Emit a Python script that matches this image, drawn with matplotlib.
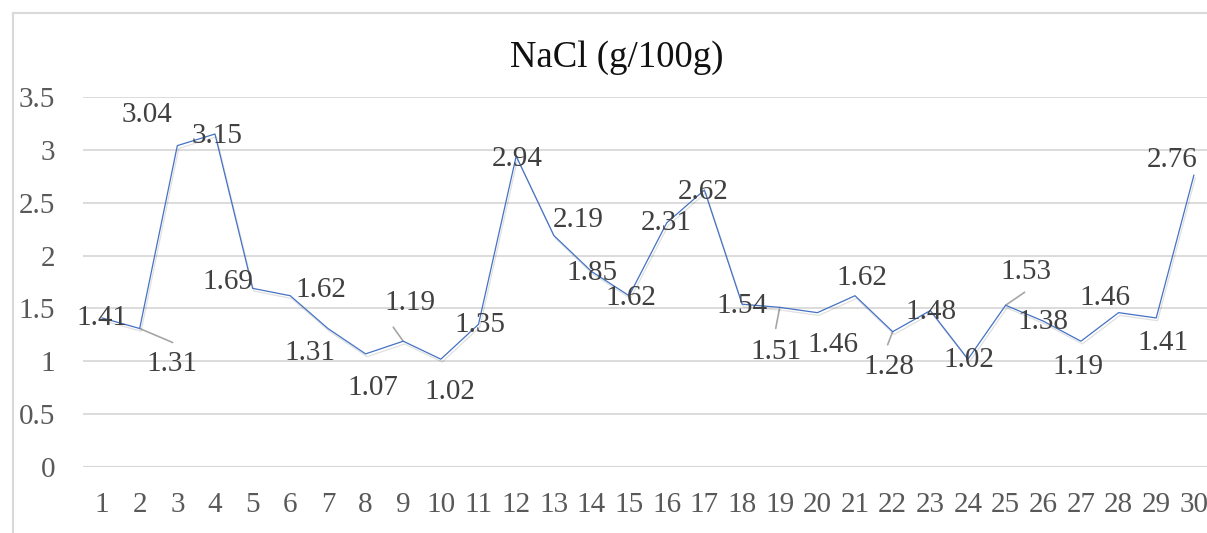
import matplotlib
matplotlib.use("Agg")
import matplotlib.pyplot as plt
import matplotlib.patheffects as pe
from matplotlib.lines import Line2D

# Sample numbers and NaCl content (g/100g)
samples = list(range(1, 31))
nacl = [1.41, 1.31, 3.04, 3.15, 1.69, 1.62, 1.31, 1.07, 1.19, 1.02,
        1.35, 2.94, 2.19, 1.85, 1.62, 2.31, 2.62, 1.54, 1.51, 1.46,
        1.62, 1.28, 1.48, 1.02, 1.53, 1.38, 1.19, 1.46, 1.41, 2.76]
y_ticks = [0, 0.5, 1, 1.5, 2, 2.5, 3, 3.5]
y_tick_labels = ["0", "0.5", "1", "1.5", "2", "2.5", "3", "3.5"]
title = "NaCl (g/100g)"

# Placement of each value label (pixel offset from its point)
label_offsets = [(0, 0), (32, -35), (-30, 31), (2, -2), (-25, 6),
                 (31, 6), (-18, -24), (7, -34), (7, 38), (9, -33),
                 (1, -1), (1, -3), (24, 15), (1, -2), (2, -2),
                 (-1, 0), (-1, -2), (0, -2), (-4, -45), (16, -32),
                 (7, 18), (-4, -35), (1, -1), (1, -1), (20, 33),
                 (0, -1), (-3, -26), (-14, 15), (7, -25), (-22, 15)]
# Leader lines for labels that sit away from their point
leaders = {2: (33, -14), 9: (-10, 14), 19: (-4, -21), 22: (-5, -13), 25: (19, 13)}

serif = ["Liberation Serif", "DejaVu Serif"]
plt.rcParams["font.family"] = serif

W, H, DPI = 1207, 533, 100
fig = plt.figure(figsize=(W / DPI, H / DPI), dpi=DPI)
fig.patch.set_facecolor("white")

left_px, bottom_px = 83.2, 467
step_px = 37.65
top_px = 97
ax = fig.add_axes([left_px / W, (H - bottom_px) / H,
                   30 * step_px / W, (bottom_px - top_px) / H])
ax.set_xlim(0.5, 30.5)
ax.set_ylim(0, 3.5)

for s in ax.spines.values():
    s.set_visible(False)
ax.set_yticks(y_ticks)
ax.set_yticklabels(y_tick_labels)
ax.set_xticks(samples)
ax.set_xticklabels([str(s) for s in samples])
ax.tick_params(axis="both", length=0, labelsize=21, labelcolor="#595959")
ax.tick_params(axis="y", pad=20)
ax.tick_params(axis="x", pad=18)

for yv in y_ticks:
    ax.axhline(yv, color="#d9d9d9", lw=1.6 if yv == 0 else 1.3, zorder=0)

ax.plot(samples, nacl, color="#4472C4", lw=0.9, zorder=3,
        path_effects=[pe.SimpleLineShadow(offset=(1, -2), shadow_color="k", alpha=0.12),
                      pe.Normal()])

for idx, end in leaders.items():
    ax.annotate("", xy=(idx, nacl[idx - 1]), xytext=end, textcoords="offset pixels",
                arrowprops=dict(arrowstyle="-", color="#a6a6a6", lw=1.2,
                                shrinkA=0, shrinkB=0), zorder=2)

for x, v, (dx, dy) in zip(samples, nacl, label_offsets):
    ax.annotate(f"{v:.2f}", xy=(x, v), xytext=(dx, dy), textcoords="offset pixels",
                ha="center", va="center", fontsize=21, color="#404040", zorder=4)

fig.text(617 / W, (H - 67) / H, title, ha="center", va="baseline",
         fontsize=26.5, color="#111111")

# Chart frame
fig.add_artist(Line2D([13 / W, 13 / W], [0, (H - 13) / H], color="#d9d9d9", lw=1.5,
                      transform=fig.transFigure))
fig.add_artist(Line2D([13 / W, 1], [(H - 13) / H, (H - 13) / H], color="#d9d9d9", lw=1.5,
                      transform=fig.transFigure))

fig.savefig("out.png", dpi=DPI)
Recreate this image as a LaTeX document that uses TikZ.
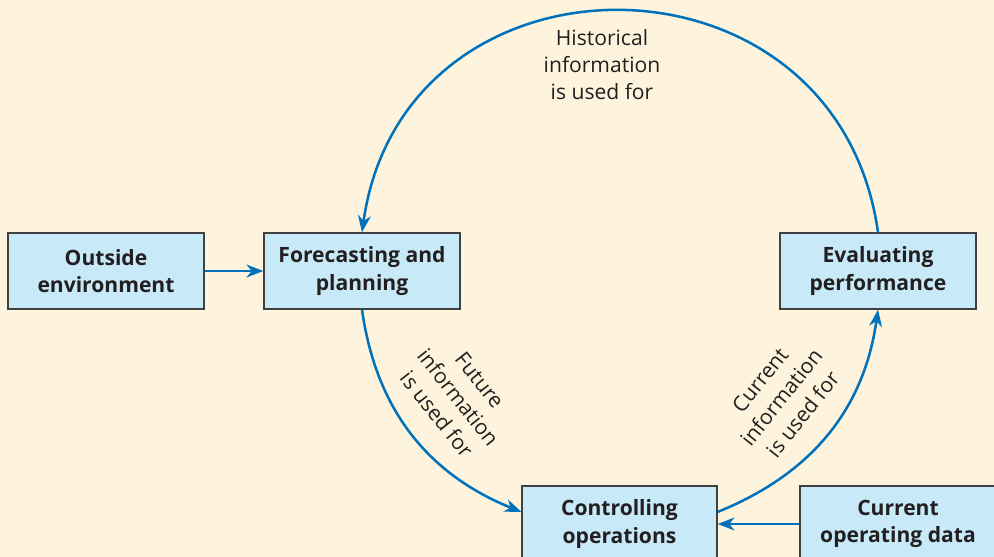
\documentclass[tikz,border=0pt]{standalone}
\usepackage{fontspec}
\setmainfont{Open Sans}
\usetikzlibrary{arrows.meta,positioning}
\definecolor{papercolor}{RGB}{254,243,220}
\definecolor{boxcolor}{RGB}{199,233,248}
\definecolor{linecolor}{RGB}{0,114,188}
\definecolor{lettercolor}{RGB}{35,31,32}
\definecolor{bordercolor}{RGB}{64,64,64}
\tikzset{
	block/.style={
		rectangle,
		draw=bordercolor,
		line width=0.9pt,
		fill=boxcolor,
		text=lettercolor,
		minimum height=1.9cm,
		minimum width=4.9cm,
		align=center,
		font=\fontsize{15}{19.5}\selectfont\bfseries
	},
	arrow/.style={
		draw=linecolor,
		line width=1.8pt,
		->,
		>={Stealth[length=4.2mm,width=3.2mm,inset=1.3mm]}
	},
	note/.style={
		text=lettercolor,
		align=center,
		font=\fontsize{15}{19.5}\selectfont
	},
}

\begin{document}
\begin{tikzpicture}[node distance=2cm,on grid]
	\fill[papercolor] (0,0) rectangle (24.85,13.925);
	\useasboundingbox (0,0) rectangle (24.85,13.925);
	\node[block] (outside) at (2.65,7.15) {Outside\\environment};
	\node[block] (forecast) [right=6.4cm of outside] {Forecasting and\\planning};
	\node[block] (evaluate) [right=12.9cm of forecast] {Evaluating\\performance};
	\node[block,minimum width=4.875cm] (control) [below right=6.325cm and 6.4375cm of forecast] {Controlling\\operations};
	\node[block] (current) [right=6.9625cm of control] {Current\\operating data};
	\draw[arrow] (outside) -- (forecast);
	\draw[arrow] (current) -- (control);
	\draw[arrow] (evaluate.north) to[out=98,in=82,looseness=1.48] node[note,midway,below=0.3cm,xshift=-0.45cm] {Historical\\information\\is used for} (forecast.north);
	\draw[arrow] (forecast.south) to[out=-82,in=158] node[note,midway,sloped,above=0.45cm] {Future\\information\\is used for} (control.173);
	\draw[arrow] (control.7) to[out=22,in=-98] node[note,midway,sloped,above=0.45cm] {Current\\information\\is used for} (evaluate.south);
\end{tikzpicture}
\end{document}
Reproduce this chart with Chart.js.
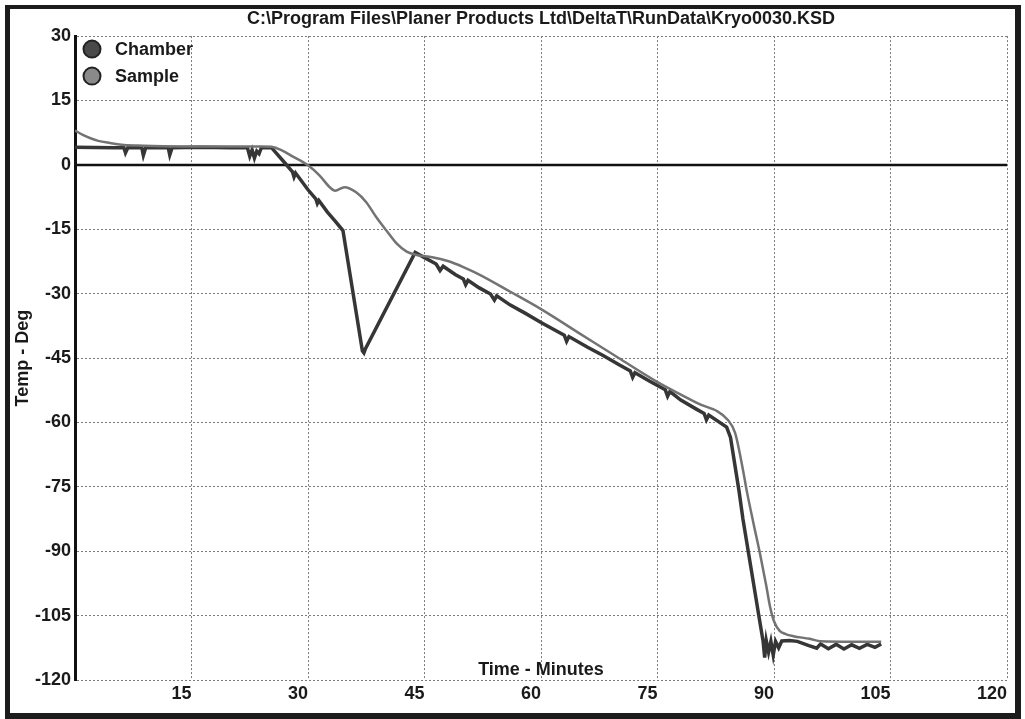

========

• _GOAL OF THE EXERCISE_
Say how many lines above hold the word "that", giving only the count.

• _FINAL ANSWER_
3